● **Rows from a dataset of charts and code**
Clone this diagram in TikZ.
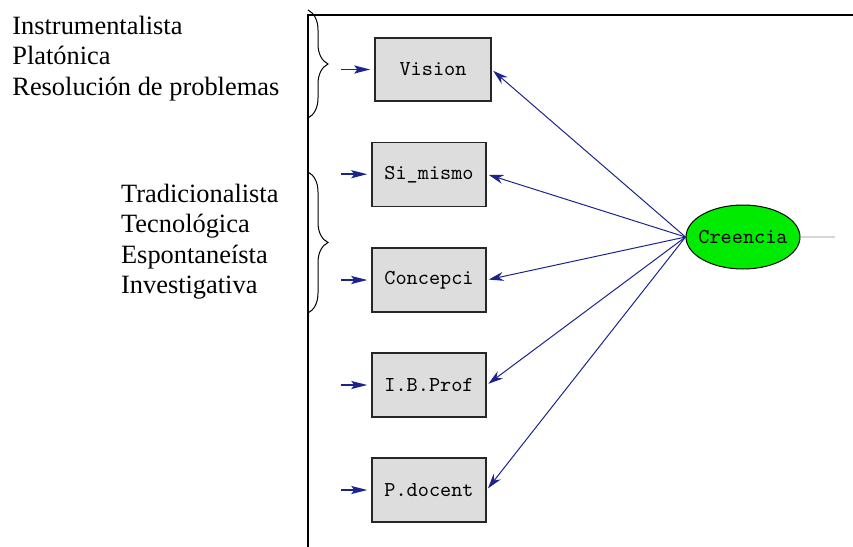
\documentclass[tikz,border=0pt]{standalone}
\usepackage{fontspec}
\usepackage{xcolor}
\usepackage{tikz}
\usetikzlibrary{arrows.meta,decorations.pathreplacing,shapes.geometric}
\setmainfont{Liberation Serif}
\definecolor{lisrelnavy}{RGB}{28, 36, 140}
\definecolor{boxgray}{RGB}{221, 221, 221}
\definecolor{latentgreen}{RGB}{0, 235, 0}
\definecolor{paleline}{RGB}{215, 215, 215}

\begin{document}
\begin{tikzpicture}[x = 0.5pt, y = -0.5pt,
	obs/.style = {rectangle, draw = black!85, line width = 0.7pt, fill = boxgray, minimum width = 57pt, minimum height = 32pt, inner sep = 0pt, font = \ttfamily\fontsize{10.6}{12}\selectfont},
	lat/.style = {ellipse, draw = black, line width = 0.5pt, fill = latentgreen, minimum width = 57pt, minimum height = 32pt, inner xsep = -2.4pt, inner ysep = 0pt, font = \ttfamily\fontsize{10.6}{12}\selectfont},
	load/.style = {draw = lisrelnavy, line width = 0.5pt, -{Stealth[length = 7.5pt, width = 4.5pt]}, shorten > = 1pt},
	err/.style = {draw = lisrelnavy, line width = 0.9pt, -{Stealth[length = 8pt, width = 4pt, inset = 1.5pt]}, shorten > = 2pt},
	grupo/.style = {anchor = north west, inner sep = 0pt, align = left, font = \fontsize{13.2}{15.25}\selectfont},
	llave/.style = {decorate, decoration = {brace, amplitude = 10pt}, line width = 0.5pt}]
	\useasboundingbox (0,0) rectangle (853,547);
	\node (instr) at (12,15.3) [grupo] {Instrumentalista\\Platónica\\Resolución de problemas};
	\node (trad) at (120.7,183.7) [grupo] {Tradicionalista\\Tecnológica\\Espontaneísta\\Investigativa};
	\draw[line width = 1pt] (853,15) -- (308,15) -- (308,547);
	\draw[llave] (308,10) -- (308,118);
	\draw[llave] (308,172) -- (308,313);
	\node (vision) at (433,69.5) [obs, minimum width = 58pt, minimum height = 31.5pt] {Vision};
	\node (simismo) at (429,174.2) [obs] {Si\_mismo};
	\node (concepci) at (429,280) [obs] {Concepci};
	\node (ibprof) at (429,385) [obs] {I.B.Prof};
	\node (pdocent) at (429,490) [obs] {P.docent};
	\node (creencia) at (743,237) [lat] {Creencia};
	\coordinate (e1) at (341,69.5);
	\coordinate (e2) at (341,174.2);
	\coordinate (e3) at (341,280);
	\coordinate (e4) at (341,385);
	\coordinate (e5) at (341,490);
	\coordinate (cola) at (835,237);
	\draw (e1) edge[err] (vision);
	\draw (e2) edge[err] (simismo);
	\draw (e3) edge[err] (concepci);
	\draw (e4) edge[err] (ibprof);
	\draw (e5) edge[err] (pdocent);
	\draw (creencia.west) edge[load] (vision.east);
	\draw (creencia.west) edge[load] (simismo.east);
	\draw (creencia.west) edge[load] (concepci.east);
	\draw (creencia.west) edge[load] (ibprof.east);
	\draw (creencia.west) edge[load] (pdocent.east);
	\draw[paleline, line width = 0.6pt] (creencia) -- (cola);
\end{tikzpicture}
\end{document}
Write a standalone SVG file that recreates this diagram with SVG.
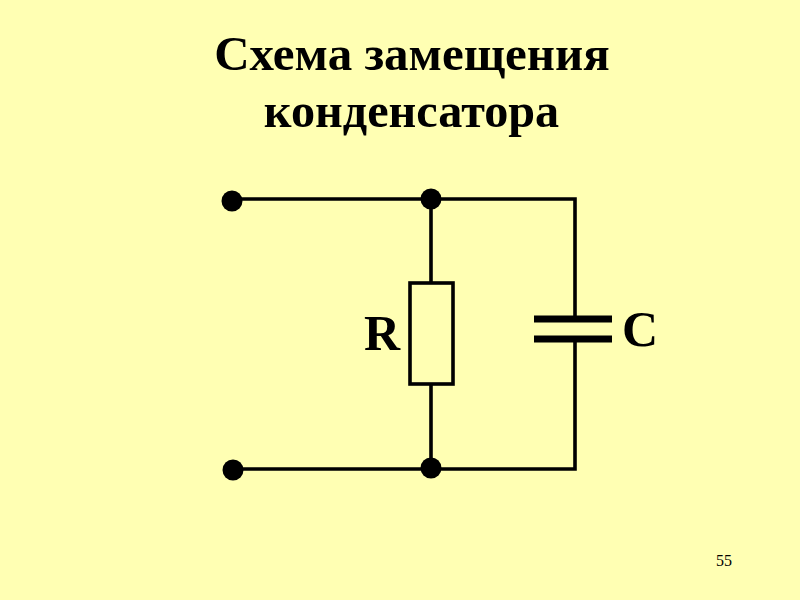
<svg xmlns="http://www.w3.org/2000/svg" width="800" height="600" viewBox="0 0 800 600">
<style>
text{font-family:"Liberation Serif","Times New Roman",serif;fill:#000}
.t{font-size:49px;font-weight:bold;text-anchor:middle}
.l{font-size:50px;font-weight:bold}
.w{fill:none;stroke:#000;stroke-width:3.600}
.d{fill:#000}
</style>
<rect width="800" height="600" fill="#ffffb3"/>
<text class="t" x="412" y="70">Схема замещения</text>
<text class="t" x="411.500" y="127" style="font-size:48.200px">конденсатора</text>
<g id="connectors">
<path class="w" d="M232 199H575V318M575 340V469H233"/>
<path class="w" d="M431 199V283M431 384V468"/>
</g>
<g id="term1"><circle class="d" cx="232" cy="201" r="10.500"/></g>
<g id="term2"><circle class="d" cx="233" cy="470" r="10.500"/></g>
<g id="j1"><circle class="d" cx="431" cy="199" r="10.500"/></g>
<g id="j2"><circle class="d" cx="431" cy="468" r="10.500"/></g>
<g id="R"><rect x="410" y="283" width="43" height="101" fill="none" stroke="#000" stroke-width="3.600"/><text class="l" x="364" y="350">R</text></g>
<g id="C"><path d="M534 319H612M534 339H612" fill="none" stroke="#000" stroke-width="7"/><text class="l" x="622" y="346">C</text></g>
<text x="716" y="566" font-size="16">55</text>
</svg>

● **REQUIREMENT**
A faithful copy of the records above is needed, with the pictures left out.

● **WRITTEN ANSWER**
Clone this diagram in TikZ.
\documentclass[tikz,border=0pt]{standalone}
\usepackage{fontspec}
\usepackage{xcolor}
\usepackage{tikz}
\usetikzlibrary{arrows.meta,decorations.pathreplacing,shapes.geometric}
\setmainfont{Liberation Serif}
\definecolor{lisrelnavy}{RGB}{28, 36, 140}
\definecolor{boxgray}{RGB}{221, 221, 221}
\definecolor{latentgreen}{RGB}{0, 235, 0}
\definecolor{paleline}{RGB}{215, 215, 215}

\begin{document}
\begin{tikzpicture}[x = 0.5pt, y = -0.5pt,
	obs/.style = {rectangle, draw = black!85, line width = 0.7pt, fill = boxgray, minimum width = 57pt, minimum height = 32pt, inner sep = 0pt, font = \ttfamily\fontsize{10.6}{12}\selectfont},
	lat/.style = {ellipse, draw = black, line width = 0.5pt, fill = latentgreen, minimum width = 57pt, minimum height = 32pt, inner xsep = -2.4pt, inner ysep = 0pt, font = \ttfamily\fontsize{10.6}{12}\selectfont},
	load/.style = {draw = lisrelnavy, line width = 0.5pt, -{Stealth[length = 7.5pt, width = 4.5pt]}, shorten > = 1pt},
	err/.style = {draw = lisrelnavy, line width = 0.9pt, -{Stealth[length = 8pt, width = 4pt, inset = 1.5pt]}, shorten > = 2pt},
	grupo/.style = {anchor = north west, inner sep = 0pt, align = left, font = \fontsize{13.2}{15.25}\selectfont},
	llave/.style = {decorate, decoration = {brace, amplitude = 10pt}, line width = 0.5pt}]
	\useasboundingbox (0,0) rectangle (853,547);
	\node (instr) at (12,15.3) [grupo] {Instrumentalista\\Platónica\\Resolución de problemas};
	\node (trad) at (120.7,183.7) [grupo] {Tradicionalista\\Tecnológica\\Espontaneísta\\Investigativa};
	\draw[line width = 1pt] (853,15) -- (308,15) -- (308,547);
	\draw[llave] (308,10) -- (308,118);
	\draw[llave] (308,172) -- (308,313);
	\node (vision) at (433,69.5) [obs, minimum width = 58pt, minimum height = 31.5pt] {Vision};
	\node (simismo) at (429,174.2) [obs] {Si\_mismo};
	\node (concepci) at (429,280) [obs] {Concepci};
	\node (ibprof) at (429,385) [obs] {I.B.Prof};
	\node (pdocent) at (429,490) [obs] {P.docent};
	\node (creencia) at (743,237) [lat] {Creencia};
	\coordinate (e1) at (341,69.5);
	\coordinate (e2) at (341,174.2);
	\coordinate (e3) at (341,280);
	\coordinate (e4) at (341,385);
	\coordinate (e5) at (341,490);
	\coordinate (cola) at (835,237);
	\draw (e1) edge[err] (vision);
	\draw (e2) edge[err] (simismo);
	\draw (e3) edge[err] (concepci);
	\draw (e4) edge[err] (ibprof);
	\draw (e5) edge[err] (pdocent);
	\draw (creencia.west) edge[load] (vision.east);
	\draw (creencia.west) edge[load] (simismo.east);
	\draw (creencia.west) edge[load] (concepci.east);
	\draw (creencia.west) edge[load] (ibprof.east);
	\draw (creencia.west) edge[load] (pdocent.east);
	\draw[paleline, line width = 0.6pt] (creencia) -- (cola);
\end{tikzpicture}
\end{document}
Write a standalone SVG file that recreates this diagram with SVG.
<svg xmlns="http://www.w3.org/2000/svg" width="800" height="600" viewBox="0 0 800 600">
<style>
text{font-family:"Liberation Serif","Times New Roman",serif;fill:#000}
.t{font-size:49px;font-weight:bold;text-anchor:middle}
.l{font-size:50px;font-weight:bold}
.w{fill:none;stroke:#000;stroke-width:3.600}
.d{fill:#000}
</style>
<rect width="800" height="600" fill="#ffffb3"/>
<text class="t" x="412" y="70">Схема замещения</text>
<text class="t" x="411.500" y="127" style="font-size:48.200px">конденсатора</text>
<g id="connectors">
<path class="w" d="M232 199H575V318M575 340V469H233"/>
<path class="w" d="M431 199V283M431 384V468"/>
</g>
<g id="term1"><circle class="d" cx="232" cy="201" r="10.500"/></g>
<g id="term2"><circle class="d" cx="233" cy="470" r="10.500"/></g>
<g id="j1"><circle class="d" cx="431" cy="199" r="10.500"/></g>
<g id="j2"><circle class="d" cx="431" cy="468" r="10.500"/></g>
<g id="R"><rect x="410" y="283" width="43" height="101" fill="none" stroke="#000" stroke-width="3.600"/><text class="l" x="364" y="350">R</text></g>
<g id="C"><path d="M534 319H612M534 339H612" fill="none" stroke="#000" stroke-width="7"/><text class="l" x="622" y="346">C</text></g>
<text x="716" y="566" font-size="16">55</text>
</svg>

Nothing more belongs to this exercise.